Things I used to believe: Culture Scales

Good systems are what allow a culture to scale with a business. Without systems, culture doesn't remain in tact as the business grows and evolves.

Carter Cathey

2/4/20261 min read

Things I used to believe: Culture scales.

What I believe now:
Culture doesn’t scale. Systems do.

Culture sets intent.
Systems turn intent into reality.

When companies are small, culture feels like it scales because:

  • Founders are present

  • Norms are enforced socially

  • Decisions happen informally

  • Everyone shares context

But that’s not scale — that’s proximity.

Real scale requires:

  • Repeatability

  • Consistency

  • Clarity independent of personalities

That’s where systems come in.

Culture says: “We value transparency.”
Systems say: open dashboards, written decisions, clear tradeoffs.

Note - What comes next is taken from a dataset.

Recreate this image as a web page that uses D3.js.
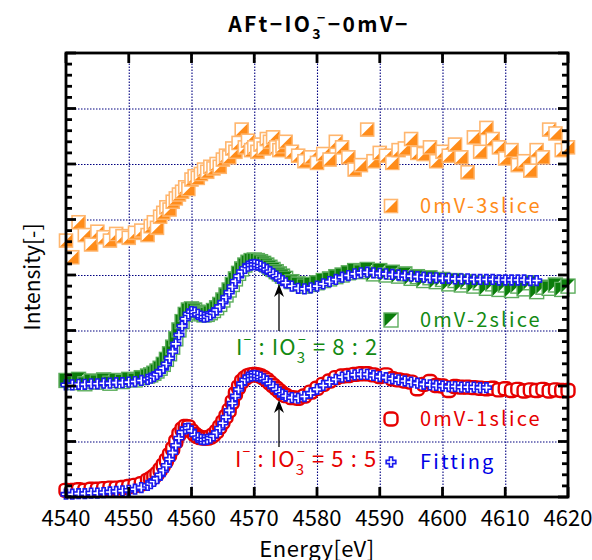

Culture says: “We empower people.”
Systems say: decision rights, ownership boundaries, escalation paths.

Culture says: “We care about performance.”
Systems say: goals, feedback loops, consequences.

Without systems, culture becomes:

  • Inconsistent

  • Subjective

  • Leader-dependent

  • Easily diluted as teams grow

A useful reframe for me has been this:

Culture is fragile.
Systems make it durable.

If your culture only works when leaders are in the room, it’s not scalable — it’s performative.

Curious how others think about this.
Where have you seen systems strengthen culture as teams scaled?